A non-qualified ESPP doesn't follow Section 423. The discount is taxed as ordinary W-2 income at the time of purchase. This calculator is designed for qualified Section 423 plans.

Job changes

What happens to my ESPP if I leave my company?

Your participation ends immediately. Contributions from the current offering period are typically refunded to you in cash within a few weeks — you do not receive shares for the partial period.

Shares already purchased in prior periods are yours to keep. Your holding period clock continues after leaving — you can still meet qualifying disposition criteria and sell at the favorable tax rate.

State taxes

California and high-tax states

California taxes ESPP gains as ordinary income — there is no preferential long-term capital gains rate at the state level. This significantly reduces the tax advantage of a qualifying disposition for CA residents. States with zero income tax (TX, FL, WA, NV) see the full federal LTCG benefit. Use the state tax slider in this calculator to model your situation.

ESPP vs. 401(k)

Which should I prioritize?

With the 2026 401(k) limit at $24,500, many employees face a real cash flow trade-off. The math often favors ESPP first — a guaranteed ~17.6% annualized return from a 15% discount beats most pre-tax investment projections on a risk-adjusted basis. The exception: always capture your full 401(k) employer match before any ESPP contributions, as that match is an immediate 50–100% return.
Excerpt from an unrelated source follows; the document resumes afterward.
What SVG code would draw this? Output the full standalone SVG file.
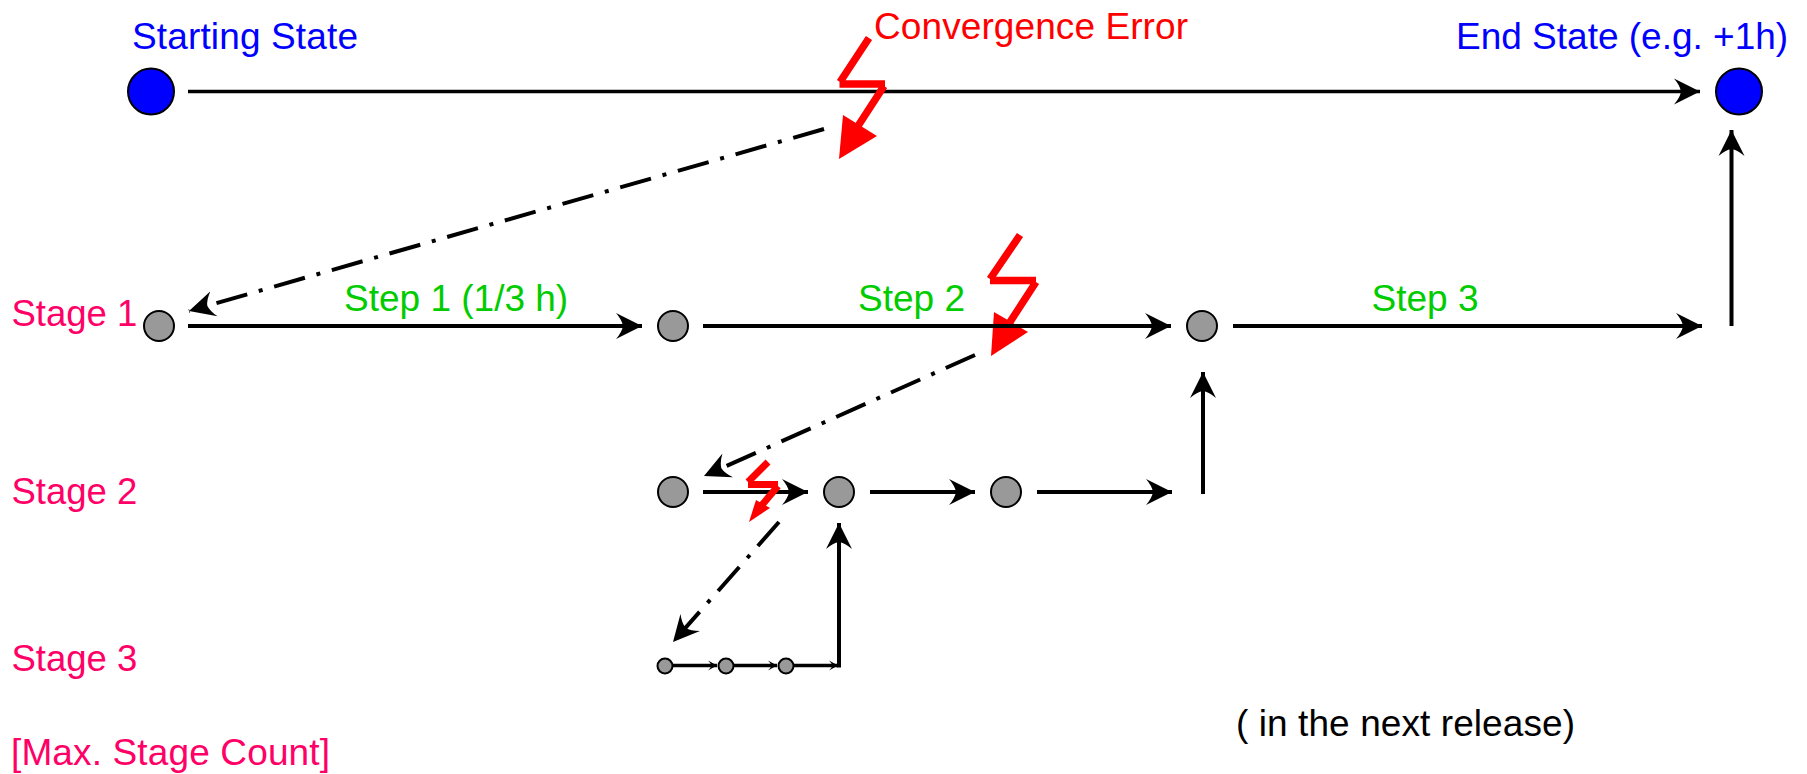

Understanding your ESPP — common questions

What is an ESPP and how does the profit work?
An Employee Stock Purchase Plan (ESPP) lets you buy company stock at a discount — typically 5% to 15% below market price. Your company sets an offering period (often 6 or 12 months), deducts money from each paycheck, and at the end uses it to buy shares on your behalf. If your plan has a lookback provision, the purchase price is calculated as the discount applied to whichever is lower — the share price at the start of the offering or the end. This means you can profit even if the stock dropped during the period.
What is the lookback feature and why does it matter?
The lookback provision is the most powerful element of a Section 423 ESPP. With it, your price is based on whichever price is lower — start or end — minus the discount. So if the stock went from $100 to $130, your purchase price would be $85 (15% off $100). If it went down from $100 to $80, your purchase price would be $68 (15% off $80). You still win. With a lookback and 15% discount, your minimum guaranteed return is roughly 17.6%.
What is the difference between qualifying and disqualifying disposition?
A qualifying disposition requires holding shares for at least 2 years from the offering date and 1 year from the purchase date. If you do, a portion of your gain is taxed as ordinary income and the rest as long-term capital gains (0%, 15%, or 20%). A disqualifying disposition happens if you sell before meeting both criteria — the full discount element is taxed as ordinary income. For many people, a disqualifying disposition still makes sense because you eliminate stock risk immediately.
Should I sell my ESPP shares immediately or hold them?
The conventional wisdom from financial planners is to sell ESPP shares immediately upon purchase. You've already received a guaranteed return from the discount (often 17–30% annualized). Holding concentrates risk in a single stock — and that stock is also your employer. If the company struggles, you could lose both your job and your savings at the same time. Use this calculator's comparison to see the numbers for your specific situation.
How is ESPP profit reported on my taxes?
When you sell, your company reports the bargain element on your W-2 as ordinary income. You'll also receive a Form 3922 when shares are transferred and a 1099-B from your broker when you sell. It's important to track your cost basis carefully — brokers sometimes only report the price you paid, not the FMV, causing you to overpay taxes if you don't adjust it. Always consult a tax professional for your specific situation.
What is the IRS maximum ESPP contribution limit?
Under Section 423 of the IRS code, the maximum purchase value of ESPP shares is $25,000 per calendar year at fair market value, based on the stock price at the start of the offering period. For example, if your stock is $50/share, you can purchase up to 500 shares per year.